モストコットとは聞きなれない名前ですよね。
イタリアのとっておきの調味料、モストコットとは?
次から詳しく解説していきますね!
モストコット(サパ/サバ/ヴィンコット)とは?
モストコット(mosto cotto)とはイタリア語でモスト(mosto)と呼ばれる葡萄の絞り汁を加熱した葡萄の濃縮液のこと。
ちなみにコット(cotto)とはイタリア語で “加熱した、煮た” という意味なんですよ。モストは葡萄の絞り汁でワインの原料となるものですが、このモストコットは加熱によりアルコール発酵が阻止されるためアルコールを含みません。
甘味の強い濃厚なモストコットはそのままチーズに少しかけたり、お菓子作りに使われたりします。
イタリアでこのモストコットをよく使う地域としてはエミリア・ロマーニャ州、マルケ州、ウンブリア州、アブルッツォ州、プーリア州、サルデーニャ州など。
モストコットは別名サパ(sapa)やサバ(saba)とも呼ばれますが、その語源はラテン語のsàpor=味、風味から来ていると言われています。また地域によってはヴィンコットと呼ばれることもあります。
世界一のワイン生産国であるイタリアではこのモストコットもどこでも手軽に手に入る一般的な食材かと思われるかもしれませんが、実は意外にもイタリアでも普通のスーパーではまず見かけません。ワイン生産地の人たちはこのモストコットを手作りをしたり、知り合いから分けてもらったりしているんですよ。
・モストコットってどうやって作られるの?
まず収穫後の葡萄の絞り汁はすぐに火にかけられます。その後温度調整されながらそのまま何時間も、長い場合は24時間~数日ゆっくりと煮詰められます。水分が飛び、とろりと濃厚な液体となったらモストコットの出来上がりです。
・モストコットに使われる葡萄はどんな種類?
イタリアでは地域により様々な品種のブドウがあり、モストコットに使われるブドウも地域ごとに、または作り手ごとに異なります。モストコットの原料のブドウはその色から赤ブドウを想像するかもしれませんが、白ブドウからも作られるんですよ。白ブトウで作る場合も長時間の加熱によりモストコット特有のつやのある黒蜜のような色になります。
・バルサミコ酢の原料になるモストコット
実はバルサミコ酢の原料はモストコット。このモストコットを木の樽に詰めて熟成されたものがバルサミコ酢となるんです。バルサミコ酢の生産地であるエミリア・ロマーニャ州のモデナではよくランブルスコ種(赤葡萄)やトレビアーノ種(白葡萄)が使われます。
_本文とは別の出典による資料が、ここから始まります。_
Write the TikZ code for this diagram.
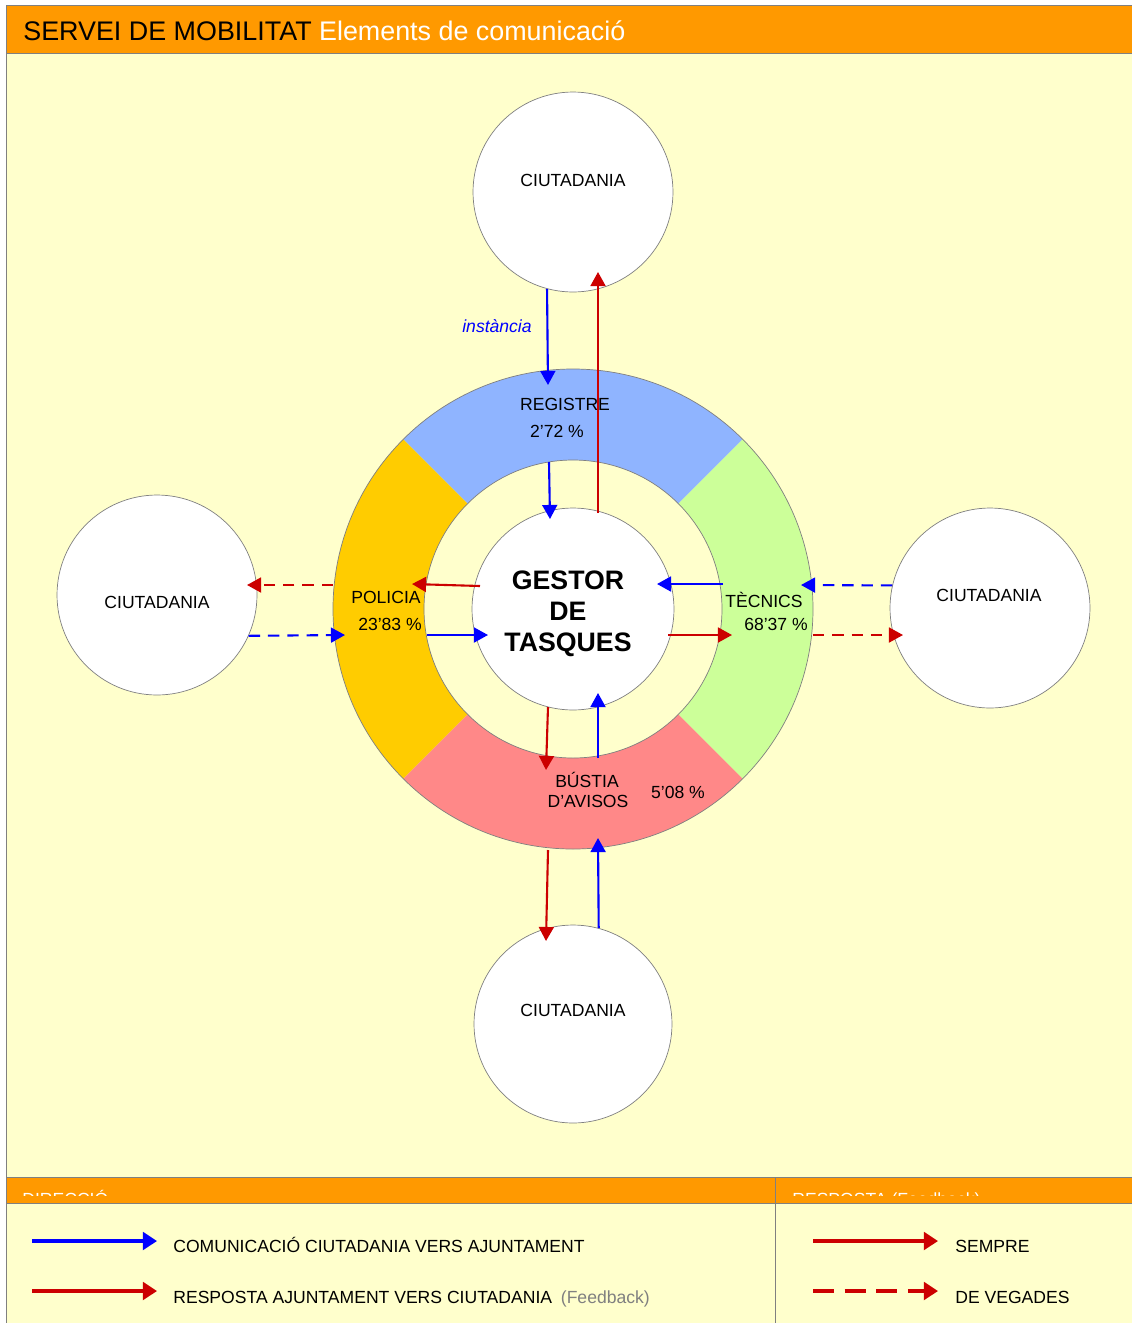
\documentclass[tikz,border=0pt]{standalone}
\usepackage{fontspec}
\setmainfont{Liberation Sans}
\usetikzlibrary{arrows.meta}
\usetikzlibrary{calc}

\definecolor{paper}{HTML}{FFFFCC}
\definecolor{bandorange}{HTML}{FF9900}
\definecolor{regblue}{HTML}{8FB4FF}
\definecolor{polorange}{HTML}{FFCC00}
\definecolor{tecgreen}{HTML}{CCFF99}
\definecolor{bustpink}{HTML}{FF8888}
\definecolor{commblue}{HTML}{0000FF}
\definecolor{respred}{HTML}{CC0000}
\definecolor{edgegray}{HTML}{808080}

\tikzset{
  citizen/.style={circle,draw=edgegray,fill=white,inner sep=0pt,minimum size=4cm},
  lbl/.style={font=\fontsize{10}{12}\selectfont,inner sep=0pt,anchor=base},
  comm/.style={commblue,line width=1.2pt,-{Triangle[length=8pt,width=8.5pt]}},
  resp/.style={respred,line width=1.2pt,-{Triangle[length=8pt,width=8.5pt]}},
  sometimes/.style={dash pattern=on 6.5pt off 4.5pt},
  keyarrow/.style={line width=1.8pt,-{Triangle[length=8pt,width=10pt]}}
}

\begin{document}
\begin{tikzpicture}[x=0.02cm,y=-0.02cm]
  \useasboundingbox (0,0) rectangle (1132,1323);
  \fill[paper] (6,5) rectangle (1132,1323);
  \fill[bandorange] (6,5) rectangle (1132,53);
  \fill[bandorange] (6,1178) rectangle (1132,1203);
  \draw[edgegray] (1132,5) -- (6,5) -- (6,1323);
  \draw[edgegray] (6,53) -- (1132,53) (6,1177) -- (1132,1177) (6,1203) -- (1132,1203) (775,1177) -- (775,1323);

  \node[anchor=base west,inner sep=0pt,font=\fontsize{15.3}{18}\selectfont] (title) at (23,40)
    {SERVEI DE MOBILITAT \textcolor{white}{Elements de comunicació}};

  % anella
  \coordinate (ring) at (573,609);
  \fill[regblue] ($(ring)+(225:240)$) arc[start angle=225,end angle=315,radius=240]
    -- ($(ring)+(315:149)$) arc[start angle=315,end angle=225,radius=149] -- cycle;
  \fill[polorange] ($(ring)+(135:240)$) arc[start angle=135,end angle=225,radius=240]
    -- ($(ring)+(225:149)$) arc[start angle=225,end angle=135,radius=149] -- cycle;
  \fill[tecgreen] ($(ring)+(-45:240)$) arc[start angle=-45,end angle=45,radius=240]
    -- ($(ring)+(45:149)$) arc[start angle=45,end angle=-45,radius=149] -- cycle;
  \fill[bustpink] ($(ring)+(45:240)$) arc[start angle=45,end angle=135,radius=240]
    -- ($(ring)+(135:149)$) arc[start angle=135,end angle=45,radius=149] -- cycle;
  \draw[edgegray] (ring) circle[radius=240] (ring) circle[radius=149];

  \node[citizen,minimum size=4.04cm] (gestor) at (573,609) {};
  \node[align=center,inner sep=0pt,font=\fontsize{15.2}{17.6}\selectfont\bfseries] (gestorTxt) at (568,614) {GESTOR\\DE\\TASQUES};

  \node[citizen] (cN) at (573,192) {};
  \node[citizen] (cW) at (157,595) {};
  \node[citizen] (cE) at (990,608) {};
  \node[citizen,minimum size=3.96cm] (cS) at (573,1024) {};
  \node[lbl] (tN) at (573,186) {CIUTADANIA};
  \node[lbl] (tW) at (157,608) {CIUTADANIA};
  \node[lbl] (tE) at (989,601) {CIUTADANIA};
  \node[lbl] (tS) at (573,1016) {CIUTADANIA};

  \node[lbl] (reg) at (565,410) {REGISTRE};
  \node[lbl] (regPct) at (557,437.5) {2’72 \%};
  \node[lbl] (pol) at (386,603) {POLICIA};
  \node[lbl] (polPct) at (390,630) {23’83 \%};
  \node[lbl] (tec) at (764,607) {TÈCNICS};
  \node[lbl] (tecPct) at (776,630) {68’37 \%};
  \node[lbl] (bus) at (587,787) {BÚSTIA};
  \node[lbl] (busB) at (588,807) {D’AVISOS};
  \node[lbl] (busPct) at (678,798) {5’08 \%};
  \node[lbl,commblue,font=\fontsize{10}{12}\selectfont\itshape] (inst) at (497,332) {instància};

  % extrems de les fletxes
  \coordinate (regTop) at (548,385);
  \coordinate (cNtip) at (598,272);
  \coordinate (gTop) at (598,513);
  \coordinate (regIn) at (549,462);
  \coordinate (gTopIn) at (550,519);
  \coordinate (polOut) at (333,585);
  \coordinate (cWtip) at (247,585);
  \coordinate (polIn) at (345,635);
  \coordinate (gLeft) at (480,586);
  \coordinate (polTip) at (412,584);
  \coordinate (polIn2) at (427,635);
  \coordinate (gLeftTip) at (488,635);
  \coordinate (tecIn) at (723,584);
  \coordinate (gRightTip) at (657,584);
  \coordinate (gRight) at (668,635);
  \coordinate (tecTip) at (732,635);
  \coordinate (tecOutTip) at (801,585);
  \coordinate (tecOut) at (813,635);
  \coordinate (cEtip) at (903,635);
  \coordinate (gBot) at (548,707);
  \coordinate (busTip) at (546,770);
  \coordinate (busIn) at (598,758);
  \coordinate (gBotTip) at (598,693);
  \coordinate (busOut) at (548,850);
  \coordinate (cStip) at (546,941);
  \coordinate (busOutTip) at (598,838);

  \draw[comm] (cN.255) -- (regTop);
  \draw[resp] (gTop) -- (cNtip);
  \draw[comm] (regIn) -- (gTopIn);

  \draw[resp,sometimes] (polOut) -- (cWtip);
  \draw[comm,sometimes] (cW.-24) -- (polIn);
  \draw[resp] (gLeft) -- (polTip);
  \draw[comm] (polIn2) -- (gLeftTip);

  \draw[comm] (tecIn) -- (gRightTip);
  \draw[resp] (gRight) -- (tecTip);
  \draw[comm,sometimes] (cE.167) -- (tecOutTip);
  \draw[resp,sometimes] (tecOut) -- (cEtip);

  \draw[resp] (gBot) -- (busTip);
  \draw[comm] (busIn) -- (gBotTip);
  \draw[resp] (busOut) -- (cStip);
  \draw[comm] (cS.75) -- (busOutTip);

  % llegenda
  \begin{scope}
    \clip (6,1178) rectangle (1132,1195);
    \node[lbl,anchor=base west,white] (hDir) at (22,1205) {DIRECCIÓ};
    \node[lbl,anchor=base west,white] (hResp) at (792,1205) {RESPOSTA (Feedback)};
  \end{scope}

  \coordinate (k1s) at (32,1241);
  \coordinate (k1e) at (157,1241);
  \coordinate (k2s) at (32,1291);
  \coordinate (k2e) at (157,1291);
  \coordinate (k3s) at (813,1241);
  \coordinate (k3e) at (938,1241);
  \coordinate (k4s) at (813,1291);
  \coordinate (k4e) at (938,1291);
  \draw[keyarrow,commblue] (k1s) -- (k1e);
  \draw[keyarrow,respred] (k2s) -- (k2e);
  \draw[keyarrow,respred] (k3s) -- (k3e);
  \draw[keyarrow,respred,dash pattern=on 12pt off 6pt] (k4s) -- (k4e);
  \node[lbl,anchor=base west] (keyComm) at (173,1252) {COMUNICACIÓ CIUTADANIA VERS AJUNTAMENT};
  \node[lbl,anchor=base west] (keyResp) at (173,1303) {RESPOSTA AJUNTAMENT VERS CIUTADANIA\hspace{5pt}\textcolor{gray}{(Feedback)}};
  \node[lbl,anchor=base west] (keyAlw) at (955,1252) {SEMPRE};
  \node[lbl,anchor=base west] (keySom) at (955,1303) {DE VEGADES};
\end{tikzpicture}
\end{document}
※バルサミコ酢についてはこの下に載せたインスタグラムの【バルサミコ酢醸造所見学】の投稿で実際に見学した様子を詳しく書いてます。なんと “200年もの” のバルサミコ酢 の写真も載せています。皆さんから頂いたコメントもなかなか面白いですよ!
モストコットの味わい方
モストコットはそのままチーズにかけても美味しいです。合わせるチーズは熟成タイプのものや、またはリコッタやロビオーラなどのフレッシュチーズにかけるのもよく合いますよ。他にもジェラートなどのデザートにソースとして少し垂らすのも手軽でおすすめの味わい方。その他にもお肉のローストにソースとして少しかけても美味しいです。
・イタリア各地のモストコットを使ったお菓子
イタリアには中部から南部を中心に各地域でモストコットを使った伝統菓子があります。中部~南イタリア全般でよく見るひし形のビスコッティであるモスタッチョーリ(mostaccioli)、エミリア・ロマーニャ州(特にロマーニャ地方)のモストコットとドライフルーツや栗で作るビスコッティのサバドーニ(sabadoni)、アブルッツォ州のコーン状のワッフルのようなお菓子であるネーヴォレ(nevole)、プーリア州ではププラーティ(pupurati)やカルテッラーテ(cartellate)サルディーニャ州のモストコットのケーキとして知られるトルタ・ディ・サーパ(torta di sapa)、シチリア州のムスターテ(mustate)などがあります。また北イタリアのピエモンテではクニャと呼ばれるモストコットで作るジャムもあるんですよ。
モストコットを使ったレシピ集
プーリア州でクリスマス期に作られるお菓子。薄いパスタ生地を花のように成型して揚げ、モストコットを絡めた揚げ菓子です。モストコットの甘味と酸味が揚げ菓子をさっぱりしてくれ、パクパクと食べれてしまいますよ。
南イタリアのプーリア州フォッジャ県周辺で11月2日の死者の日に作られる伝統菓子。モストコットにスパイスが効いてとても美味しいビスコッティです。